I never know how or when it is going to happen. Some super heroes have powers that they can turn on and off by donning a spandex suit or hiding behind a colorful cape. Others have a magic wrist watch or armband that transforms them. For me, my invisibility happens without sign or omen. Over the years I’ve found that I can willfully disappear or skillfully appear if I spend all my energy and pay careful attention. But the moment I let my guard down, all hell breaks loose.
Let me give you an example of what invisibility looks like. I’ll be at a retail counter waiting to ask a question. Two other people step up and the clerk turns to the others and asks, “Can I help you?”
I clear my throat, “Ahem, I think I was here first.”
The others shoot a glaring look my way as the clerk turns to me and says, “Oh, I’m sorry, I didn’t see you.”
Coincidence you might say? I used to think that, but I started charting the frequency of such occurrences and its five- to- one odds that I’ll be invisible to the naked eye unless I channel my energy and pay careful attention. A few nights ago, as my daughter said goodnight, she mapped out an elaborate plan for a sleepover for her and a friend. I asked why she waited to the last possible minute to ask me about it. She got that irritated teenage look and sighed heavily as she said, “We talked about it in the car.”
“Who is we?” I’ve quickly learned to ask the right questions. In this case the question is not when but who.
“Dad and me.”
“So how come you think I know anything about this?”
“Because Dad said it was OK. And he wouldn’t say so if he hadn’t talked with you.”

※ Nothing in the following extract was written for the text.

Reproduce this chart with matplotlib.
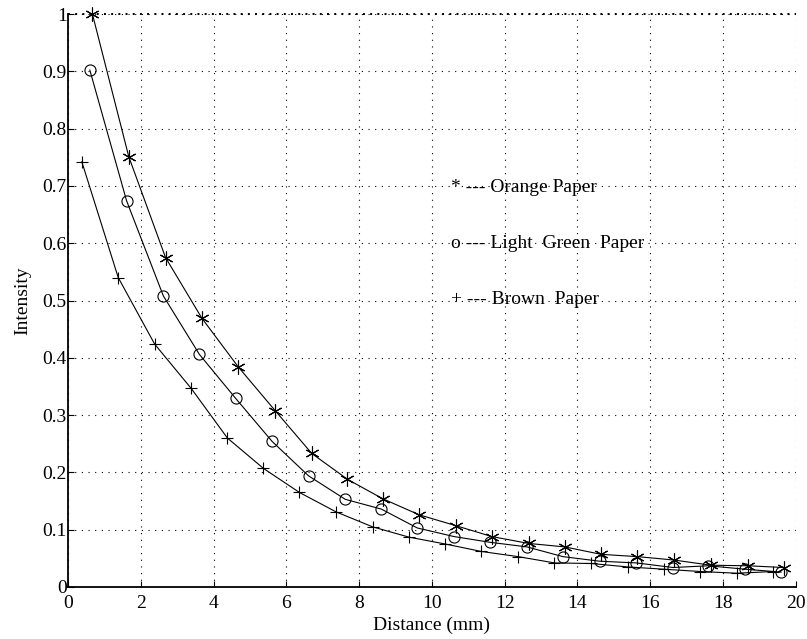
import matplotlib
matplotlib.use("Agg")
import matplotlib.pyplot as plt

orange_x = [0.67, 1.67, 2.68, 3.68, 4.68, 5.69, 6.70, 7.68, 8.65, 9.65,
            10.66, 11.65, 12.66, 13.65, 14.65, 15.65, 16.66, 17.67, 18.69, 19.67]
orange_y = [1.000, 0.751, 0.575, 0.469, 0.384, 0.308, 0.233, 0.188, 0.154, 0.126,
            0.107, 0.088, 0.076, 0.070, 0.057, 0.053, 0.047, 0.038, 0.037, 0.034]

green_x = [0.60, 1.61, 2.62, 3.61, 4.61, 5.61, 6.61, 7.62, 8.61, 9.60,
           10.61, 11.60, 12.61, 13.60, 14.61, 15.62, 16.63, 17.60, 18.61, 19.60]
green_y = [0.902, 0.674, 0.508, 0.406, 0.329, 0.254, 0.194, 0.153, 0.136, 0.103,
           0.088, 0.078, 0.070, 0.053, 0.045, 0.042, 0.034, 0.037, 0.031, 0.026]

brown_x = [0.38, 1.38, 2.38, 3.38, 4.38, 5.37, 6.36, 7.37, 8.37, 9.37,
           10.37, 11.36, 12.37, 13.37, 14.38, 15.38, 16.39, 17.38, 18.39, 19.38]
brown_y = [0.742, 0.540, 0.424, 0.347, 0.260, 0.207, 0.165, 0.131, 0.105, 0.087,
           0.075, 0.062, 0.053, 0.042, 0.041, 0.035, 0.031, 0.027, 0.024, 0.027]

legend_labels = ["* --- Orange Paper", "o --- Light  Green  Paper", "+ --- Brown  Paper"]
legend_y = [0.698, 0.600, 0.501]

xticks = list(range(0, 21, 2))
yticks = [0, 0.1, 0.2, 0.3, 0.4, 0.5, 0.6, 0.7, 0.8, 0.9, 1]
ytick_labels = ["0", "0.1", "0.2", "0.3", "0.4", "0.5", "0.6", "0.7", "0.8", "0.9", "1"]

plt.rcParams['font.family'] = ['Liberation Serif', 'DejaVu Serif']

fig = plt.figure(figsize=(8.07, 6.39), dpi=100)
ax = fig.add_axes([0.0843, 0.0814, 0.9017, 0.8966])

lw = 0.8
ax.plot(orange_x, orange_y, color='black', lw=lw, marker=(6, 2, 0), ms=10, mew=0.8, clip_on=False, zorder=3)
ax.plot(green_x, green_y, color='black', lw=lw, marker='o', ms=8, mfc='none', mew=0.8, zorder=3)
ax.plot(brown_x, brown_y, color='black', lw=lw, marker='+', ms=9, mew=0.8, zorder=3)

fs = 14
for lab, yy in zip(legend_labels, legend_y):
    ax.text(10.52, yy, lab, fontsize=fs, va='center', ha='left')

ax.set_xlim(0, 20)
ax.set_ylim(0, 1)
ax.set_xticks(xticks)
ax.set_yticks(yticks)
ax.set_yticklabels(ytick_labels)
ax.tick_params(direction='in', labelsize=fs, length=4, width=0.8, colors='black')
ax.tick_params(axis='x', pad=6)
ax.tick_params(axis='y', pad=1)
ax.grid(True, color='black', linestyle=(0, (1, 5)), linewidth=0.8)
ax.spines['top'].set_visible(False)
ax.axhline(1.0, color='black', lw=1.4, linestyle=(0, (1, 2.7)), clip_on=False, zorder=2)
ax.spines['right'].set_visible(False)
ax.spines['left'].set_linewidth(1.3)
ax.spines['bottom'].set_linewidth(1.3)

ax.set_xlabel("Distance (mm)", fontsize=fs, labelpad=3)
ax.set_ylabel("Intensity", fontsize=fs, labelpad=8)

fig.savefig("out.png", dpi=100)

When I asked my husband about the plans, he said what all husbands say, “We talked about it. You just don’t remember.”
OK, questions for husbands are different than those for teenagers. This is the time to ask the when question.
“In the car.”
“I haven’t been in the car with you in over two weeks.”
“Well, that’s because you haven’t been around.”
Well, the last time I checked I’ve slept in my bed every night, sat down to a place at the dinner table, and acted as air traffic controller for the conflicting schedules of three busy people. The only explanation is that invisibility has once again taken over my personae. I swallowed hard and felt the spark of anger smolder behind my invisibility. Anger is a sure fire cure for a disappearing woman, but I don’t recommend the after effects.
Last night, my daughter was dancing as an alumni representative at her former middle school. She instructed me that I was not allowed to go. Parents weren’t invited.
“Are other parents going to be there?”
“Yes. But none of the other parents of my group are coming.”
“So? What’s the real reason you don’t want me there?” You have to be very crafty to weave in a why question, or you won’t get an answer.
“It will be embarrassing.”
I refused to agree not to show up. But, I convinced her that if I came I would do the following: I would pretend that I was someone else’s parent, I would not acknowledge her or look for her, and I would not congratulate her afterwards. I would be Invisible Girl. I’m good at that. I came late, sat in the back and hid behind the bright green printed program. At intermission, I felt a looming shadow in front of me. It was my daughter and one of her friends. With hands on her hips she asked, “What are you doing here?”
“Watching the show and being invisible.”
“I can see you.”
Darn, just when I think I’ve figured out how to turn this invisibility thing into an advantage, it refuses to cooperate. I put on my best smile and said, “Then maybe you should just stop looking.” At least she smiled back. Little did she know that I had just revealed the real secret of how I became Invisible Girl. People just stopped looking.